Thursday, January 26, 2012

i scarce can take it in

Although it doesn’t always happen, we try to email every missionary before they enter the MTC. This is one of the responsibilities that has been delegated to me. I receive some information which is not always complete, and so I have to try and contact the missionary by phone to get an email address. If the missionary is not at home, I will leave a message, or, I will ask for a parent, in hopes of obtaining a current email address.

Actually, it is a very special experience--talking to “pre-missionaries” or their parents. A few weeks ago, I began working on a new group of missionaries. My very first call of the day was answered by a mom, who told me that her missionary was not at home, so I then requested the information that I needed. What happened next surprised me.

She told me that she knew me, but that I didn’t know her. She went on to explain that when she was a child about ten years old, her parents explained that some other people in the ward had daughters that were hurt very badly in an accident and they were going to have a special fast for them. She said that it was her first experience with fasting and that it was a memorable experience for her.

She continued by saying that when her missionary opened the call letter, she saw the name and current picture of one of those girls that she had fasted for so many years ago. That girl was the wife of the mission president.

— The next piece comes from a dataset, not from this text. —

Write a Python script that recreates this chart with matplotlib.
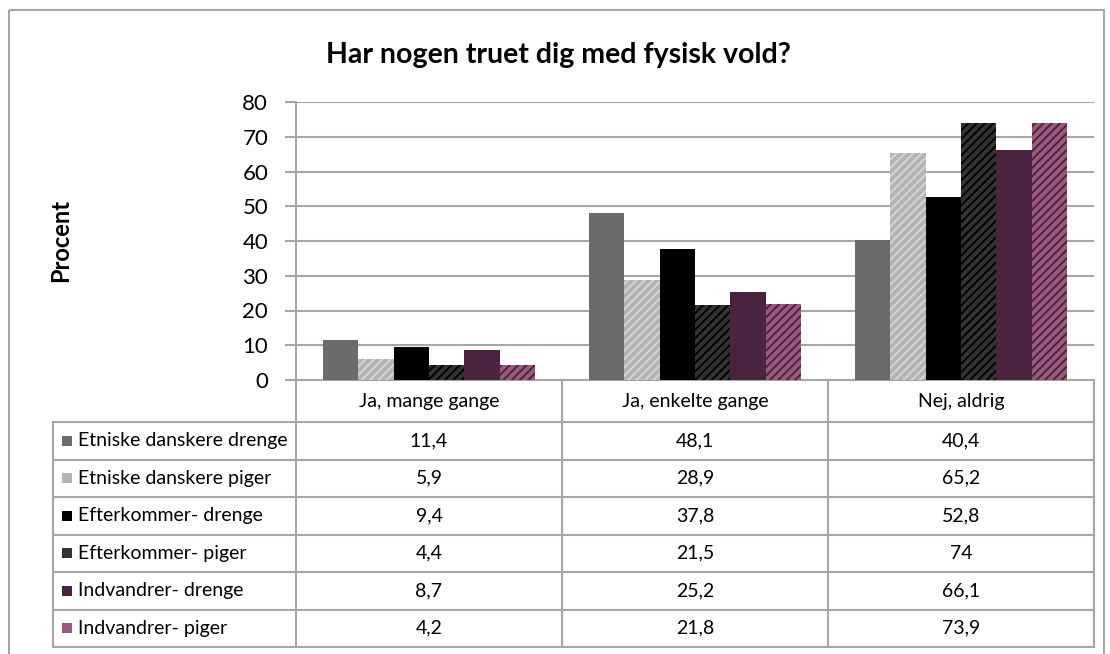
import numpy as np
import matplotlib.pyplot as plt
from matplotlib.patches import Rectangle
from matplotlib.lines import Line2D

# data
kategorier = ['Ja, mange gange', 'Ja, enkelte gange', 'Nej, aldrig']
grupper = ['Etniske danskere drenge', 'Etniske danskere piger', 'Efterkommer- drenge',
           'Efterkommer- piger', 'Indvandrer- drenge', 'Indvandrer- piger']
vaerdier = [
    [11.4, 48.1, 40.4],
    [5.9, 28.9, 65.2],
    [9.4, 37.8, 52.8],
    [4.4, 21.5, 74],
    [8.7, 25.2, 66.1],
    [4.2, 21.8, 73.9],
]
tekst = [
    ['11,4', '48,1', '40,4'],
    ['5,9', '28,9', '65,2'],
    ['9,4', '37,8', '52,8'],
    ['4,4', '21,5', '74'],
    ['8,7', '25,2', '66,1'],
    ['4,2', '21,8', '73,9'],
]

# stil
farver = ['#6b6b6b', '#b3b3b3', '#000000', '#333333', '#4a2341', '#9b5a7b']
hatch_farver = [None, '#d6d6d6', None, '#000000', None, '#4a2341']
graa = '#a6a6a6'

plt.rcParams['font.family'] = ['Lato', 'DejaVu Sans']
plt.rcParams['hatch.linewidth'] = 1.4

W, H = 1110, 654
fig = plt.figure(figsize=(W / 100, H / 100), dpi=100)

# overlay i pixel-koordinater til ramme og tabel
ov = fig.add_axes([0, 0, 1, 1], zorder=-1)
ov.set_xlim(0, W)
ov.set_ylim(H, 0)
ov.axis('off')
ov.add_patch(Rectangle((9, 10), 1095, 660, fill=False, edgecolor=graa, lw=1.5))

# plot-område
px_l, px_r, px_t, px_b = 296, 1094, 102, 380
ax = fig.add_axes([px_l / W, 1 - px_b / H, (px_r - px_l) / W, (px_b - px_t) / H])

n = len(grupper)
w = 1 / 7.5
x = np.arange(len(kategorier))
for j in range(n):
    kw = dict(color=farver[j], linewidth=0, zorder=3)
    if hatch_farver[j]:
        kw.update(hatch='////', edgecolor=hatch_farver[j])
    ax.bar(x + (j - 2.5) * w, vaerdier[j], width=w, **kw)

ax.set_xlim(-0.5, len(kategorier) - 0.5)
ax.set_ylim(0, 80)
ax.set_yticks(np.arange(0, 81, 10))
ax.set_xticks([])
ax.grid(axis='y', color=graa, linewidth=1.5)
ax.set_axisbelow(True)
for s in ['top', 'right']:
    ax.spines[s].set_visible(False)
for s in ['left', 'bottom']:
    ax.spines[s].set_color(graa)
    ax.spines[s].set_linewidth(1.5)
ax.tick_params(axis='y', length=8, width=1.5, color=graa, labelsize=16, pad=12)
ax.set_facecolor('none')

fig.text(558 / W, 1 - 55 / H, 'Har nogen truet dig med fysisk vold?',
         ha='center', va='center', fontsize=20.5, fontweight='bold')
fig.text(61 / W, 1 - 240 / H, 'Procent', rotation=90, ha='center', va='center',
         fontsize=17, fontweight='bold')

# tabel
kol = [ax.transData.transform((v, 0))[0] for v in np.arange(-0.5, len(kategorier))]
tab_l = 53
hoved_b = 422
rk = 37.5
raekker = [hoved_b + i * rk for i in range(n + 1)]
lkw = dict(color=graa, lw=1.5)
for xv in kol:
    ov.add_line(Line2D([xv, xv], [px_b, raekker[-1]], **lkw))
ov.add_line(Line2D([tab_l, tab_l], [hoved_b, raekker[-1]], **lkw))
for yv in raekker:
    ov.add_line(Line2D([tab_l, kol[-1]], [yv, yv], **lkw))

for i, k in enumerate(kategorier):
    ov.text((kol[i] + kol[i + 1]) / 2, (px_b + hoved_b) / 2, k,
            ha='center', va='center', fontsize=14)
for j in range(n):
    yc = raekker[j] + rk / 2
    nk = dict(color=farver[j], linewidth=0)
    if hatch_farver[j]:
        nk.update(hatch='////', edgecolor=hatch_farver[j])
    ov.add_patch(Rectangle((62, yc - 5), 10, 10, **nk))
    ov.text(78, yc, grupper[j], ha='left', va='center', fontsize=14)
    for i in range(len(kategorier)):
        ov.text((kol[i] + kol[i + 1]) / 2, yc, tekst[j][i],
                ha='center', va='center', fontsize=14)

fig.savefig('out.png', dpi=100)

My sister and I were traveling home from BYU for the Thanksgiving holiday, and we had a car accident that nearly claimed our lives. Neither one of us was able to return to school for nearly five months as we were recuperating. Everyday of my life since then has been a gift founded on the faith and prayers of a ten year old girl, her family and others like her. It is daunting to imagine the debt of gratitude I have to all of them. I wept even more as she shared a little bit about what the experience meant to her.

How blessed we are to have one another in the Gospel of Jesus Christ. Those who are known to us and those who are unknown to us but felt in wonderful and positive ways.

As it turned out, on Sunday, when I arrived at church, the Bishop came up to me and asked me if it was true that I had not yet spoken in the ward. I smiled and said that it was true, expecting him to ask me to speak in a few weeks. What he actually asked me was to speak in Sacrament meeting because there had been a problem with the scheduled speaker. I explained to him that I normally only speak in Spanish for about 5 minutes, and my husband takes the rest of the time. His request that I speak for 20 minutes was way outside my capacity. He smiled and told me that I could speak in Spanish for 5 minutes and then he would translate the rest of my talk.

What talk??????

(Perhaps I should give a little explanation here that the mission home is not in our mission. I attend church in the Buenos Aires North Mission with our daughter and my husband attends various wards and branches in the mission. Brianna and I normally accompany him only when there is a special request. So, Presidente wasn’t even there.)

I went to a classroom and prayed for help. Then after the Sacrament, as requested, I stood and spoke in Spanish for 20 minutes. I know enough about Spanish to know that I was making plenty of grammatical errors, but I felt as if everyone in the chapel was helping me. I felt their love.

I shared the experience of the phone call that I have just related. In truth, there are many miracles that brought me to Argentina. I think perhaps every missionary could say the same. Sometimes, they share their joy in being a part of miracles as they see themselves as tools in the hands of the Lord. Many are like me as they personally see the miracles of change in themselves as they do things that they consider far afield from their capacity.

When I was having a chat with one of the missionaries last week, he  told me that he arrived in the mission field just a few weeks before we did. Presidente and I spent the first couple of weeks talking with every single missionary. He said that he was embarrassed because my Spanish was better that his at that point.  It was hard to imagine that it was really true, but we both certainly know that his Spanish is way better than mine today. He was helping me though, as the missionaries often do. I am so grateful that it is one of the ways that they show me their love. (Apparently, it is also one of the ways the Lord uses them as tools to prepare me for future assignments!)

Almost all of our Latin missionaries are learning English and are experiencing learning a new language, as well. I admire them because they are doing it without the benefit of people to practice with at church and in the street. I also admire their companions who seriously take on the responsibility of helping them.

As a mission, we are learning and growing in ways that can be measured and in ways that cannot be measured in time, but we know they will have infinite worth to us in the eternities. We are feeling the love and feeling the prayers of those who are known to us and those who are unknown to us, the sum total of which are miracles.


  1. Que edificantes apreciaciones y testimonio, gracias por compartirlos. Sorprendente la historia de la mama del futuro misionero, es una historia digna de publicarse en la Liahona- Ensign.Que gran ejemplo de fe y de la fuerza que tienen el ayuno y la oración.!!
    Gracias por enseñarle inglés a mi hijo, él ha aprendido muchisimo, es un pequeño milagro. DEntro de poco tiempo la Hna Carter estará hablando español como una "paisana".